Truth #7: Comfort Is Important Outside, Too
Sadly, very little thought is given to planning outdoor areas as true extensions of the learning experience in schools. (Thus, staring forlornly out of windows remains a staple of classroom behavior.) Here are some ways to extend the notion of comfort beyond the school building itself: Connect most principal learning areas directly with outdoor terraces furnished with weatherproof tables and chairs for project work and social gathering, create a natural outdoor amphitheater for music and performance, develop student-maintained vegetable and flower gardens, develop water features such as reflecting pools or ecoponds, and plant lots of trees for shade and aesthetics.
Truth #8: Emotions Count in Comfort
One of the most uncomfortable things about schools is the degree to which students feel anonymous in them. Yet although a movement to reduce the size of schools gains ground, we continue to build larger and larger schools that fly in the face of research showing school size as the most important factor (after family income) in determining student performance.

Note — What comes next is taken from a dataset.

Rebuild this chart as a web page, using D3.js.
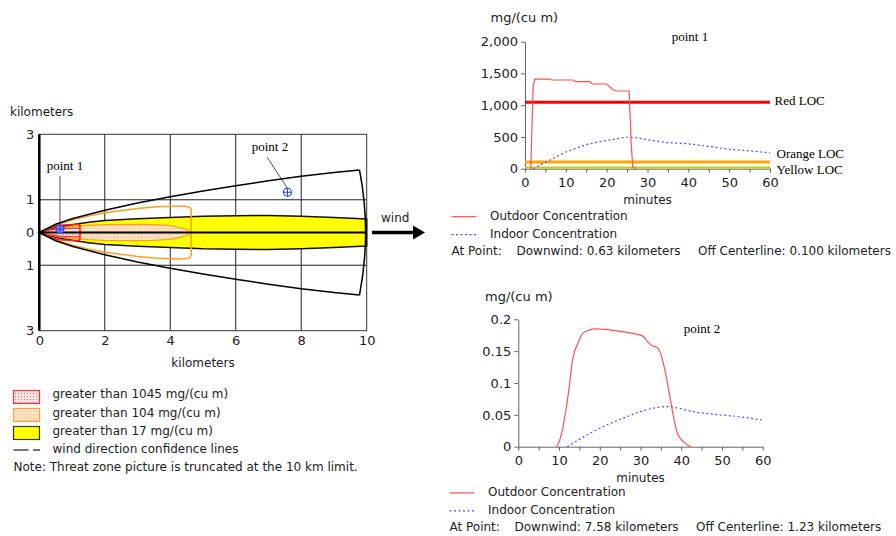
<!DOCTYPE html>
<html>
<head>
<meta charset="utf-8">
<script src="https://cdn.jsdelivr.net/npm/d3@7"></script>
<style>
body { margin: 0; background: #fff; }
svg { display: block; }
text { font-family: "DejaVu Sans", sans-serif; fill: #222; }
.serif { font-family: "Liberation Serif", "Times New Roman", serif; font-size: 13px; fill: #000; }
</style>
</head>
<body>
<svg id="chart" width="896" height="536"></svg>
<script>
// threat zone map (km)
const kmTicks = [0, 2, 4, 6, 8, 10];
const crossTicks = [-3, -1, 0, 1, 3];
const gridX = [2, 4, 6, 8];
const gridY = [-1, 1];
const confX = [0, 0.5, 1, 2, 3, 4, 5, 6, 7, 8, 9, 9.78];
const confY = [0, 0.25, 0.42, 0.68, 0.9, 1.09, 1.27, 1.43, 1.58, 1.72, 1.83, 1.91];
const yellowX = [0, 0.3, 0.6, 1, 1.5, 2, 3, 4, 5, 6, 7, 8, 9, 10];
const yellowY = [0, 0.1, 0.17, 0.24, 0.31, 0.37, 0.42, 0.46, 0.5, 0.51, 0.52, 0.5, 0.46, 0.41];
const orangeOutX = [0, 0.5, 1, 1.5, 2, 3, 3.5, 4, 4.45, 4.6, 4.64];
const orangeOutY = [0, 0.22, 0.38, 0.5, 0.6, 0.73, 0.78, 0.8, 0.8, 0.77, 0.7];
const orangeInX = [0, 0.5, 1, 1.5, 2, 3, 3.5, 4, 4.3, 4.55, 4.64];
const orangeInY = [0, 0.12, 0.18, 0.22, 0.24, 0.25, 0.24, 0.21, 0.15, 0.07, 0];
const redOutX = [0, 0.2, 0.4, 0.6, 0.9, 1.2, 1.24];
const redOutY = [0, 0.1, 0.17, 0.22, 0.24, 0.25, 0.22];
const redInX = [0, 0.3, 0.6, 1, 1.22, 1.24];
const redInY = [0, 0.07, 0.11, 0.13, 0.13, 0.1];
const pointNames = ['point 1', 'point 2'];
const pointDown = [0.63, 7.58];
const pointOff = [0.1, 1.23];

// point 1 concentration (mg/(cu m))
const out1T = [1.4, 2.0, 2.4, 6.1, 6.5, 11.8, 12.4, 15.9, 16.5, 20.0, 21.6, 22.2, 25.5, 26.0, 26.4, 27.2];
const out1V = [0, 1300, 1412, 1412, 1397, 1397, 1370, 1370, 1334, 1334, 1240, 1224, 1224, 400, 30, 0];
const in1T = [2.0, 5, 10, 15, 20, 24.5, 26, 28.6, 30, 35, 40, 45, 50, 55, 60];
const in1V = [0, 100, 263, 380, 445, 495, 497, 474, 455, 410, 392, 352, 305, 280, 252];
const locNames = ['Red LOC', 'Orange LOC', 'Yellow LOC'];
const locValues = [1045, 104, 17];

// point 2 concentration
const out2T = [9.4, 10.3, 11.7, 12.5, 13.3, 14.6, 15.8, 17.4, 19.1, 24, 28, 30.5, 32, 33, 34, 35, 36, 37.2, 38.1, 39, 40.5, 42.3];
const out2V = [0, 0.013, 0.058, 0.094, 0.136, 0.162, 0.178, 0.183, 0.185, 0.182, 0.178, 0.174, 0.163, 0.158, 0.156, 0.145, 0.12, 0.079, 0.047, 0.022, 0.008, 0];
const in2T = [12, 17.6, 21.7, 26.6, 31.5, 36.4, 38, 43, 48, 54.4, 59.7];
const in2V = [0, 0.021, 0.034, 0.047, 0.058, 0.063, 0.062, 0.055, 0.051, 0.047, 0.042];

const legendLabels = ['greater than 1045 mg/(cu m)', 'greater than 104 mg/(cu m)', 'greater than 17 mg/(cu m)',
  'wind direction confidence lines', 'Note: Threat zone picture is truncated at the 10 km limit.'];

const svg = d3.select('#chart');

// fill patterns
const defs = svg.append('defs');
function dots(id, bg, dot) {
  const p = defs.append('pattern').attr('id', id).attr('patternUnits', 'userSpaceOnUse')
    .attr('width', 3).attr('height', 3);
  p.append('rect').attr('width', 3).attr('height', 3).attr('fill', bg);
  p.append('rect').attr('width', 1).attr('height', 1).attr('fill', dot);
}
dots('redDots', '#ffe6e6', '#ff6b6b');
dots('orangeDots', '#ffe2c4', '#ffb77a');

// ---------- map ----------
const xMap = d3.scaleLinear().domain([0, 10]).range([39.3, 366.7]);
const yMap = d3.scaleLinear().domain([-3, 3]).range([330.7, 134.3]);
const map = svg.append('g');

map.selectAll('.gx').data(gridX).join('line')
  .attr('x1', d => xMap(d)).attr('x2', d => xMap(d))
  .attr('y1', yMap(3)).attr('y2', yMap(-3)).attr('stroke', '#222');
map.selectAll('.gy').data(gridY).join('line')
  .attr('x1', xMap(0)).attr('x2', xMap(10))
  .attr('y1', d => yMap(d)).attr('y2', d => yMap(d)).attr('stroke', '#222');
map.append('rect').attr('x', xMap(0)).attr('y', yMap(3))
  .attr('width', xMap(10) - xMap(0)).attr('height', yMap(-3) - yMap(3))
  .attr('fill', 'none').attr('stroke', '#333');

const line = d3.line().x(d => xMap(d[0])).y(d => yMap(d[1]));
function band(xs, ys) {
  const up = xs.map((x, i) => [x, ys[i]]);
  const down = xs.map((x, i) => [x, -ys[i]]).reverse();
  return line(up.concat(down)) + 'Z';
}

map.append('path').attr('d', band(yellowX, yellowY))
  .attr('fill', '#ffff00').attr('stroke', '#111').attr('stroke-width', 1.5);
map.append('path').attr('d', band(orangeOutX, orangeOutY))
  .attr('fill', 'none').attr('stroke', '#ff9f1c').attr('stroke-width', 1.5);
map.append('path').attr('d', band(orangeInX, orangeInY))
  .attr('fill', 'url(#orangeDots)').attr('stroke', '#ff9f1c').attr('stroke-width', 1.2);
map.append('path').attr('d', band(redOutX, redOutY))
  .attr('fill', 'none').attr('stroke', '#ff1a1a').attr('stroke-width', 1.5);
map.append('path').attr('d', band(redInX, redInY))
  .attr('fill', 'url(#redDots)').attr('stroke', '#ff1a1a').attr('stroke-width', 1.2);

// centerline
map.append('line').attr('x1', xMap(0)).attr('x2', xMap(10))
  .attr('y1', yMap(0)).attr('y2', yMap(0)).attr('stroke', '#000').attr('stroke-width', 2);

// confidence lines + 10 km arc
const upper = confX.map((x, i) => [x, confY[i]]);
const lower = confX.map((x, i) => [x, -confY[i]]);
map.append('path').attr('d', line(upper)).attr('fill', 'none').attr('stroke', '#000').attr('stroke-width', 1.5);
map.append('path').attr('d', line(lower)).attr('fill', 'none').attr('stroke', '#000').attr('stroke-width', 1.5);
const endX = confX[confX.length - 1], endY = confY[confY.length - 1];
const rPx = xMap(Math.hypot(endX, endY)) - xMap(0);
map.append('path')
  .attr('d', `M${xMap(endX)},${yMap(endY)} A${rPx},${rPx} 0 0 1 ${xMap(endX)},${yMap(-endY)}`)
  .attr('fill', 'none').attr('stroke', '#000').attr('stroke-width', 1.5);

// axes
map.append('line').attr('x1', xMap(0)).attr('x2', xMap(0))
  .attr('y1', yMap(3)).attr('y2', yMap(-3)).attr('stroke', '#000').attr('stroke-width', 2.5);
const mx = map.append('g').attr('transform', `translate(0,${yMap(-3)})`)
  .call(d3.axisBottom(xMap).tickValues(kmTicks).tickSize(0).tickPadding(5));
const my = map.append('g').attr('transform', `translate(${xMap(0)},0)`)
  .call(d3.axisLeft(yMap).tickValues(crossTicks).tickFormat(d => Math.abs(d)).tickSize(0).tickPadding(5));
[mx, my].forEach(a => {
  a.select('.domain').remove();
  a.selectAll('text').attr('font-size', 13).attr('font-family', '"DejaVu Sans", sans-serif').attr('fill', '#222');
});
map.append('text').attr('x', 10).attr('y', 116).attr('font-size', 12).text('kilometers');
map.append('text').attr('x', (xMap(0) + xMap(10)) / 2).attr('y', 367).attr('text-anchor', 'middle')
  .attr('font-size', 12).text('kilometers');

// points
const labelPos = [[65, 170], [270, 151]];
pointNames.forEach((n, i) => {
  const px = xMap(pointDown[i]), py = yMap(pointOff[i]);
  map.append('line').attr('x1', i === 0 ? px : labelPos[i][0] - 3).attr('y1', labelPos[i][1] + 6)
    .attr('x2', px).attr('y2', py - 4).attr('stroke', '#222').attr('stroke-width', 0.8);
  map.append('circle').attr('cx', px).attr('cy', py).attr('r', 4)
    .attr('fill', i === 0 ? '#8080ff' : 'none').attr('stroke', '#2b3bff').attr('stroke-width', 1.1);
  map.append('path').attr('d', `M${px - 4},${py}H${px + 4}M${px},${py - 4}V${py + 4}`)
    .attr('stroke', '#2b3bff').attr('stroke-width', 1);
  map.append('text').attr('class', 'serif').attr('x', labelPos[i][0]).attr('y', labelPos[i][1])
    .attr('text-anchor', 'middle').text(n);
});

// wind arrow
map.append('text').attr('x', 381).attr('y', 222).attr('font-size', 12).text('wind');
map.append('line').attr('x1', 372).attr('x2', 415).attr('y1', yMap(0)).attr('y2', yMap(0))
  .attr('stroke', '#000').attr('stroke-width', 3.5);
map.append('path').attr('d', `M413,${yMap(0) - 7}L425,${yMap(0)}L413,${yMap(0) + 7}Z`).attr('fill', '#000');

// map legend
const lg = svg.append('g');
const rowY = [397, 415, 433];
const boxFill = ['url(#redDots)', 'url(#orangeDots)', '#ffff00'];
const boxStroke = ['#ff3030', '#ffa040', '#333'];
rowY.forEach((y, i) => {
  lg.append('rect').attr('x', 13.5).attr('y', y - 6.5).attr('width', 26).attr('height', 13)
    .attr('fill', boxFill[i]).attr('stroke', boxStroke[i]).attr('stroke-width', 1.2);
});
lg.append('path').attr('d', 'M13.5,450H28.5M33,450H40').attr('stroke', '#444').attr('stroke-width', 1.3);
const legY = [398, 416.5, 434.5, 452.5, 470.5];
legendLabels.forEach((t, i) => {
  lg.append('text').attr('x', i < 4 ? 52.5 : 13.5).attr('y', legY[i]).attr('font-size', 12).text(t);
});

// ---------- concentration charts ----------
function conc(cfg) {
  const g = svg.append('g');
  const x = d3.scaleLinear().domain([0, 60]).range(cfg.xr);
  const y = d3.scaleLinear().domain([0, cfg.ymax]).range(cfg.yr);
  const ax = g.append('g').attr('transform', `translate(0,${cfg.yr[0]})`)
    .call(d3.axisBottom(x).tickValues(d3.range(0, 61, 5)).tickFormat(d => d % 10 === 0 ? d : '')
      .tickSize(4).tickSizeOuter(0).tickPadding(5));
  const ay = g.append('g').attr('transform', `translate(${cfg.xr[0]},0)`)
    .call(d3.axisLeft(y).tickValues(cfg.yTicks).tickFormat(cfg.fmt).tickSize(4).tickSizeOuter(0).tickPadding(3));
  [ax, ay].forEach(a => {
    a.select('.domain').attr('stroke', '#666');
    a.selectAll('.tick line').attr('stroke', '#666');
    a.selectAll('text').attr('font-size', 13).attr('font-family', '"DejaVu Sans", sans-serif').attr('fill', '#222');
  });
  (cfg.locs || []).forEach((v, i) => {
    g.append('line').attr('x1', cfg.xr[0]).attr('x2', cfg.xr[1]).attr('y1', y(v)).attr('y2', y(v))
      .attr('stroke', cfg.locColors[i]).attr('stroke-width', cfg.locWidths[i]);
    g.append('text').attr('class', 'serif').attr('x', cfg.locLabelX[i]).attr('y', cfg.locLabelY[i]).text(locNames[i]);
  });
  const ln = d3.line().x(d => x(d[0])).y(d => y(d[1])).curve(cfg.curve);
  g.append('path').attr('d', ln(cfg.inT.map((t, i) => [t, cfg.inV[i]])))
    .attr('fill', 'none').attr('stroke', '#4d4dff').attr('stroke-width', 1.2).attr('stroke-dasharray', '2,2.5');
  g.append('path').attr('d', ln(cfg.outT.map((t, i) => [t, cfg.outV[i]])))
    .attr('fill', 'none').attr('stroke', '#ff5050').attr('stroke-width', 1.2);

  const l = cfg.left;
  g.append('text').attr('x', cfg.unitX).attr('y', cfg.unitY).attr('font-size', 13).text('mg/(cu m)');
  g.append('text').attr('x', (cfg.xr[0] + cfg.xr[1]) / 2).attr('y', cfg.yr[0] + 35.5)
    .attr('text-anchor', 'middle').attr('font-size', 12).text('minutes');
  g.append('text').attr('class', 'serif').attr('x', cfg.titleX).attr('y', cfg.titleY)
    .attr('text-anchor', 'middle').text(cfg.title);
  const ly = cfg.yr[0] + 48 + cfg.legendDy;
  g.append('line').attr('x1', l).attr('x2', l + 25).attr('y1', ly).attr('y2', ly)
    .attr('stroke', '#ff5050').attr('stroke-width', 1.2);
  g.append('text').attr('x', l + 38.5).attr('y', ly + 3).attr('font-size', 12).text('Outdoor Concentration');
  g.append('line').attr('x1', l).attr('x2', l + 25).attr('y1', ly + 18).attr('y2', ly + 18)
    .attr('stroke', '#4d4dff').attr('stroke-width', 1.2).attr('stroke-dasharray', '2,2.5');
  g.append('text').attr('x', l + 38.5).attr('y', ly + 21).attr('font-size', 12).text('Indoor Concentration');
  g.append('text').attr('x', l).attr('y', ly + 38.5).attr('font-size', 12).text('At Point:');
  g.append('text').attr('x', l + 65).attr('y', ly + 38.5).attr('font-size', 12).text(cfg.down);
  g.append('text').attr('x', l + 246.5).attr('y', ly + 38.5).attr('font-size', 12).text(cfg.off);
}

conc({
  xr: [525, 770], yr: [168.7, 41.7], ymax: 2000, yTicks: [0, 500, 1000, 1500, 2000], fmt: d3.format(','),
  outT: out1T, outV: out1V, inT: in1T, inV: in1V, curve: d3.curveLinear,
  locs: locValues, locColors: ['#ff0000', '#ffa500', '#cccc00'], locWidths: [3, 3, 2],
  locLabelX: [774.5, 776.5, 776.5], locLabelY: [105, 158, 173.5],
  unitX: 490.5, unitY: 22, title: 'point 1', titleX: 690, titleY: 41,
  left: 451.5, legendDy: 0, down: 'Downwind: 0.63 kilometers', off: 'Off Centerline: 0.100 kilometers'
});
conc({
  xr: [518.3, 762.7], yr: [446.7, 319.3], ymax: 0.2, yTicks: [0, 0.05, 0.1, 0.15, 0.2], fmt: d => String(+d.toFixed(2)),
  outT: out2T, outV: out2V, inT: in2T, inV: in2V, curve: d3.curveMonotoneX,
  unitX: 485, unitY: 301, title: 'point 2', titleX: 702, titleY: 333,
  left: 449.5, legendDy: -1.8, down: 'Downwind: 7.58 kilometers', off: 'Off Centerline: 1.23 kilometers'
});
</script>
</body>
</html>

Luckily, all is not lost: A large school can be broken down into a series of small learning communities. (See "High Tech High," March 2007.) If such communities can be designed to be mostly self-contained and limited to no more than 125 students each, they can become emotional safe havens for students. Emotional comfort is the sine qua non of education, so it is difficult to overemphasize the need to create environments where students can feel both secure and significant.
Once we accept these eight truths, we can begin working our way toward creating comfortable and effective schools where learning is the focus and misguided nostalgia for the rigid "way it was" is relegated to the trash heap of history along with such discredited antiquities as caning and dunce caps.